U.S. Senate Majority Leader Mitch McConnell said on Tuesday he won't be an "impartial juror" during any impeachment trial of President Donald Trump—despite what legal experts say is an oath requiring him to be one. The Republican from Kentucky is seeking to quash Democratic requests for White House witnesses as part of a strategy to end the proceeding swiftly, and with an acquittal. Over in the House, lawmakers were passing a $1.4 trillion spending plan loaded with gifts for lobbyists, including tax breaks and rollbacks of parts of Obamacare. On Wednesday, they could vote on whether to impeach Trump. —Josh Petri

Here are today's top stories

Noah Feldman writes in Bloomberg Opinion that the White House might be settling on a "so what" defense: That there's nothing wrong with trying to get a foreign government to interfere in a U.S. presidential campaign.

The money began to flow about a decade ago, just as the U.S. government cracked down on Purdue Pharma. This is how the Sackler family shifted billions of dollars from opioids to trusts.

Rick Gates, a former Trump campaign aide who became a star witness for Special Counsel Robert Mueller in his investigation of Russia's interference in the 2016 election, was sentenced to 45 days in jail.

As Boeing halts production of its grounded 737 Max, Airbus is grappling with a very different problem: It can't build its rival A320neo fast enough. 

Bankrupt utility PG&E removed a requirement that California Governor Gavin Newsom sign off on its settlement with wildfire victims.

Amazon's global logistics chief Dave Clark liked to lurk in the shadows of warehouses and scope out employees he could fire. On Sunday, he once again showed his ruthlessness by essentially firing FedEx.

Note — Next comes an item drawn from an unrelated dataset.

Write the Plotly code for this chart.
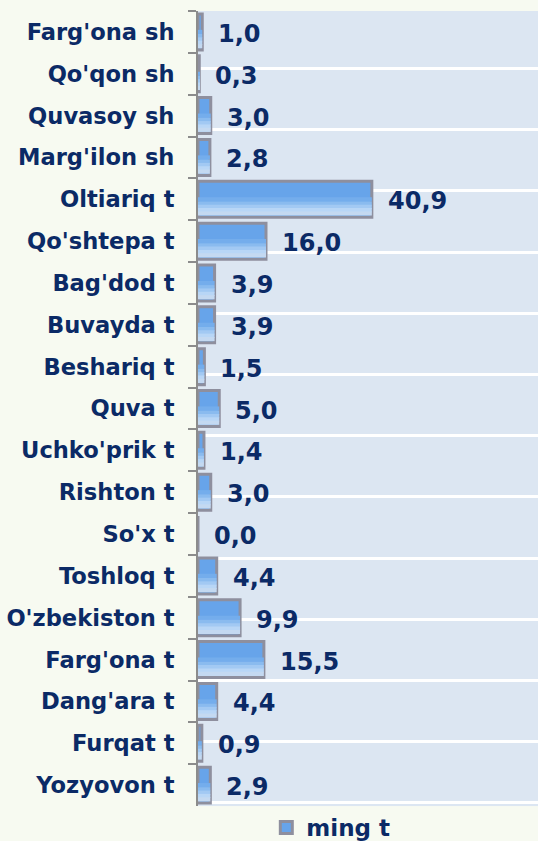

What's Lorcan Roche Kelly thinking about? The Bloomberg cross-asset reporter said a missed opportunity at the recent climate talks in Madrid was the failure to agree on a mechanism to price carbon. Goldman Sachs CEO David Solomon, writing in the Financial Times, urged governments to do exactly that. The problem, Lorcan says, is that without a single global policy there can be no level playing field.